*Written request*
Output all the material that follows, exactly as given.

*Provided material*
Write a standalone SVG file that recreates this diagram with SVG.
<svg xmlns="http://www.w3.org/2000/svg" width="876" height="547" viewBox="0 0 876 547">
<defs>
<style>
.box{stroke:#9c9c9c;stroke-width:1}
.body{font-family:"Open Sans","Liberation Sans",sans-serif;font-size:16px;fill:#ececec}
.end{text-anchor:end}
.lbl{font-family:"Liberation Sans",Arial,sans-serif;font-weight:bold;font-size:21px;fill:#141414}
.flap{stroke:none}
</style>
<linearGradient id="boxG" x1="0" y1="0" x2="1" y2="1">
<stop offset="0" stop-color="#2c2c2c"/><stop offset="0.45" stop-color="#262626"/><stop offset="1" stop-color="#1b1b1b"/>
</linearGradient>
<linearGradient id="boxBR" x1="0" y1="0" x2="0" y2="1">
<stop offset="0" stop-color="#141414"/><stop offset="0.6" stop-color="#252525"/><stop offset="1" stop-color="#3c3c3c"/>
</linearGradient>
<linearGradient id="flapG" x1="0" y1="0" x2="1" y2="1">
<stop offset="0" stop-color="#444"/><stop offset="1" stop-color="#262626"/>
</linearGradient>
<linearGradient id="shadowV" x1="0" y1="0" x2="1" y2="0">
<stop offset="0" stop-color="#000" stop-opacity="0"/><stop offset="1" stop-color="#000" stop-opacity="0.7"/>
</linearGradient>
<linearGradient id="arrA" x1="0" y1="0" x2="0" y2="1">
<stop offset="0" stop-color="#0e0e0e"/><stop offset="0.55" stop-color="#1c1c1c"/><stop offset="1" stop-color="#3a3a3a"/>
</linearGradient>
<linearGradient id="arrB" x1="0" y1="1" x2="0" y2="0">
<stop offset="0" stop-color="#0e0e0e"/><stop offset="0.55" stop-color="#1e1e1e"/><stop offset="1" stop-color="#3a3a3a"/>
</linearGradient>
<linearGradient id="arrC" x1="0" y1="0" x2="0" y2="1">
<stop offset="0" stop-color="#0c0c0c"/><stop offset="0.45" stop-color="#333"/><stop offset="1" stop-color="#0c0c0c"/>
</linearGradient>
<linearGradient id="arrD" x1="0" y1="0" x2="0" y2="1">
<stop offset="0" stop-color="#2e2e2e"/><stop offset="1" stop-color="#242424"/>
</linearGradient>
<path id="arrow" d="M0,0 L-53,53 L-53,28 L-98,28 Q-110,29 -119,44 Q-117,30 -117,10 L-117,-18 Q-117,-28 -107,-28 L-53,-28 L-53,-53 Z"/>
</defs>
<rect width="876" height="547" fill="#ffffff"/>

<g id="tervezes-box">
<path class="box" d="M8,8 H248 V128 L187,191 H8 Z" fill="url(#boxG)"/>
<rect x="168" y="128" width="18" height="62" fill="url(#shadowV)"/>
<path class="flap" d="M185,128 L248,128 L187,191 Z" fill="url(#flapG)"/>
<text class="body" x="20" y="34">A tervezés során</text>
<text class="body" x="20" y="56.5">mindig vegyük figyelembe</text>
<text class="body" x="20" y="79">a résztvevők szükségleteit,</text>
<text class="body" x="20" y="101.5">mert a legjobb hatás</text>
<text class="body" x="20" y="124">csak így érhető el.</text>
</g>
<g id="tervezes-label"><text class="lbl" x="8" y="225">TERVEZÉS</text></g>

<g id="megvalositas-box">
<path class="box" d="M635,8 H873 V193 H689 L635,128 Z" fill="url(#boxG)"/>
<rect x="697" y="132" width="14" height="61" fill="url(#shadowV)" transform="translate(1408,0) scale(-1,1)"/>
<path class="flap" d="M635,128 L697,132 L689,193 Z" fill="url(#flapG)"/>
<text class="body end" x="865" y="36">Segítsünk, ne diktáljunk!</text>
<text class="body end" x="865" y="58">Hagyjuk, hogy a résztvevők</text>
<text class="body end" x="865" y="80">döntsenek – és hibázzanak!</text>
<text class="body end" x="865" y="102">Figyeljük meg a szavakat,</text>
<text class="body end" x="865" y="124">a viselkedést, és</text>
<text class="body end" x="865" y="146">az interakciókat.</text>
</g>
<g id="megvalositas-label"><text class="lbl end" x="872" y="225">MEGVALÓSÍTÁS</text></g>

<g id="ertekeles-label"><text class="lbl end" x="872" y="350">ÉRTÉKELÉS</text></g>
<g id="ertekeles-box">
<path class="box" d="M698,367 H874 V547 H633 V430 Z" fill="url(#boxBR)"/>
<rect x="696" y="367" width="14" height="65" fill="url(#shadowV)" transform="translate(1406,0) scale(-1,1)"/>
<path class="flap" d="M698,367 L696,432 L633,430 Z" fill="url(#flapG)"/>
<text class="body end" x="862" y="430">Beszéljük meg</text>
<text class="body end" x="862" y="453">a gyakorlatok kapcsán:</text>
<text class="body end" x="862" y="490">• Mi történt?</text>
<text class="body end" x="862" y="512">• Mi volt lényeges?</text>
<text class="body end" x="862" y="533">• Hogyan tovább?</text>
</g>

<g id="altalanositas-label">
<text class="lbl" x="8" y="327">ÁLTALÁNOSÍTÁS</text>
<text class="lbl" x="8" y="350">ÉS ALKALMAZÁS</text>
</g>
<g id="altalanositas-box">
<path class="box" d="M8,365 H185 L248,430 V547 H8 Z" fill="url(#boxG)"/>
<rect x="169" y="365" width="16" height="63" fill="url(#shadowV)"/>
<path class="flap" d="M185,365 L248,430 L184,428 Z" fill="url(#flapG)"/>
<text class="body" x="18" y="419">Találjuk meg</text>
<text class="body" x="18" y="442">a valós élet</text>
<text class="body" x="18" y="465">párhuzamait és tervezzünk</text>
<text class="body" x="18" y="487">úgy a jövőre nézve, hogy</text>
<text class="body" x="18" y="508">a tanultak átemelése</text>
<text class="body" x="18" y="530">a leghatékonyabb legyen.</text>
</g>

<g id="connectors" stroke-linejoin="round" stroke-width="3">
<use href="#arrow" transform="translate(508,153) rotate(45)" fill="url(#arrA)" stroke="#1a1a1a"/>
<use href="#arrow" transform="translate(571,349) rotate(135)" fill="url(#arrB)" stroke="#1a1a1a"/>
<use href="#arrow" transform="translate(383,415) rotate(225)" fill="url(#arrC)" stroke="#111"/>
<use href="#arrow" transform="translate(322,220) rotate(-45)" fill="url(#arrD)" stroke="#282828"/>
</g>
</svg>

*Output of the exercise*
Write a standalone SVG file that recreates this diagram with SVG.
<svg xmlns="http://www.w3.org/2000/svg" width="876" height="547" viewBox="0 0 876 547">
<defs>
<style>
.box{stroke:#9c9c9c;stroke-width:1}
.body{font-family:"Open Sans","Liberation Sans",sans-serif;font-size:16px;fill:#ececec}
.end{text-anchor:end}
.lbl{font-family:"Liberation Sans",Arial,sans-serif;font-weight:bold;font-size:21px;fill:#141414}
.flap{stroke:none}
</style>
<linearGradient id="boxG" x1="0" y1="0" x2="1" y2="1">
<stop offset="0" stop-color="#2c2c2c"/><stop offset="0.45" stop-color="#262626"/><stop offset="1" stop-color="#1b1b1b"/>
</linearGradient>
<linearGradient id="boxBR" x1="0" y1="0" x2="0" y2="1">
<stop offset="0" stop-color="#141414"/><stop offset="0.6" stop-color="#252525"/><stop offset="1" stop-color="#3c3c3c"/>
</linearGradient>
<linearGradient id="flapG" x1="0" y1="0" x2="1" y2="1">
<stop offset="0" stop-color="#444"/><stop offset="1" stop-color="#262626"/>
</linearGradient>
<linearGradient id="shadowV" x1="0" y1="0" x2="1" y2="0">
<stop offset="0" stop-color="#000" stop-opacity="0"/><stop offset="1" stop-color="#000" stop-opacity="0.7"/>
</linearGradient>
<linearGradient id="arrA" x1="0" y1="0" x2="0" y2="1">
<stop offset="0" stop-color="#0e0e0e"/><stop offset="0.55" stop-color="#1c1c1c"/><stop offset="1" stop-color="#3a3a3a"/>
</linearGradient>
<linearGradient id="arrB" x1="0" y1="1" x2="0" y2="0">
<stop offset="0" stop-color="#0e0e0e"/><stop offset="0.55" stop-color="#1e1e1e"/><stop offset="1" stop-color="#3a3a3a"/>
</linearGradient>
<linearGradient id="arrC" x1="0" y1="0" x2="0" y2="1">
<stop offset="0" stop-color="#0c0c0c"/><stop offset="0.45" stop-color="#333"/><stop offset="1" stop-color="#0c0c0c"/>
</linearGradient>
<linearGradient id="arrD" x1="0" y1="0" x2="0" y2="1">
<stop offset="0" stop-color="#2e2e2e"/><stop offset="1" stop-color="#242424"/>
</linearGradient>
<path id="arrow" d="M0,0 L-53,53 L-53,28 L-98,28 Q-110,29 -119,44 Q-117,30 -117,10 L-117,-18 Q-117,-28 -107,-28 L-53,-28 L-53,-53 Z"/>
</defs>
<rect width="876" height="547" fill="#ffffff"/>

<g id="tervezes-box">
<path class="box" d="M8,8 H248 V128 L187,191 H8 Z" fill="url(#boxG)"/>
<rect x="168" y="128" width="18" height="62" fill="url(#shadowV)"/>
<path class="flap" d="M185,128 L248,128 L187,191 Z" fill="url(#flapG)"/>
<text class="body" x="20" y="34">A tervezés során</text>
<text class="body" x="20" y="56.5">mindig vegyük figyelembe</text>
<text class="body" x="20" y="79">a résztvevők szükségleteit,</text>
<text class="body" x="20" y="101.5">mert a legjobb hatás</text>
<text class="body" x="20" y="124">csak így érhető el.</text>
</g>
<g id="tervezes-label"><text class="lbl" x="8" y="225">TERVEZÉS</text></g>

<g id="megvalositas-box">
<path class="box" d="M635,8 H873 V193 H689 L635,128 Z" fill="url(#boxG)"/>
<rect x="697" y="132" width="14" height="61" fill="url(#shadowV)" transform="translate(1408,0) scale(-1,1)"/>
<path class="flap" d="M635,128 L697,132 L689,193 Z" fill="url(#flapG)"/>
<text class="body end" x="865" y="36">Segítsünk, ne diktáljunk!</text>
<text class="body end" x="865" y="58">Hagyjuk, hogy a résztvevők</text>
<text class="body end" x="865" y="80">döntsenek – és hibázzanak!</text>
<text class="body end" x="865" y="102">Figyeljük meg a szavakat,</text>
<text class="body end" x="865" y="124">a viselkedést, és</text>
<text class="body end" x="865" y="146">az interakciókat.</text>
</g>
<g id="megvalositas-label"><text class="lbl end" x="872" y="225">MEGVALÓSÍTÁS</text></g>

<g id="ertekeles-label"><text class="lbl end" x="872" y="350">ÉRTÉKELÉS</text></g>
<g id="ertekeles-box">
<path class="box" d="M698,367 H874 V547 H633 V430 Z" fill="url(#boxBR)"/>
<rect x="696" y="367" width="14" height="65" fill="url(#shadowV)" transform="translate(1406,0) scale(-1,1)"/>
<path class="flap" d="M698,367 L696,432 L633,430 Z" fill="url(#flapG)"/>
<text class="body end" x="862" y="430">Beszéljük meg</text>
<text class="body end" x="862" y="453">a gyakorlatok kapcsán:</text>
<text class="body end" x="862" y="490">• Mi történt?</text>
<text class="body end" x="862" y="512">• Mi volt lényeges?</text>
<text class="body end" x="862" y="533">• Hogyan tovább?</text>
</g>

<g id="altalanositas-label">
<text class="lbl" x="8" y="327">ÁLTALÁNOSÍTÁS</text>
<text class="lbl" x="8" y="350">ÉS ALKALMAZÁS</text>
</g>
<g id="altalanositas-box">
<path class="box" d="M8,365 H185 L248,430 V547 H8 Z" fill="url(#boxG)"/>
<rect x="169" y="365" width="16" height="63" fill="url(#shadowV)"/>
<path class="flap" d="M185,365 L248,430 L184,428 Z" fill="url(#flapG)"/>
<text class="body" x="18" y="419">Találjuk meg</text>
<text class="body" x="18" y="442">a valós élet</text>
<text class="body" x="18" y="465">párhuzamait és tervezzünk</text>
<text class="body" x="18" y="487">úgy a jövőre nézve, hogy</text>
<text class="body" x="18" y="508">a tanultak átemelése</text>
<text class="body" x="18" y="530">a leghatékonyabb legyen.</text>
</g>

<g id="connectors" stroke-linejoin="round" stroke-width="3">
<use href="#arrow" transform="translate(508,153) rotate(45)" fill="url(#arrA)" stroke="#1a1a1a"/>
<use href="#arrow" transform="translate(571,349) rotate(135)" fill="url(#arrB)" stroke="#1a1a1a"/>
<use href="#arrow" transform="translate(383,415) rotate(225)" fill="url(#arrC)" stroke="#111"/>
<use href="#arrow" transform="translate(322,220) rotate(-45)" fill="url(#arrD)" stroke="#282828"/>
</g>
</svg>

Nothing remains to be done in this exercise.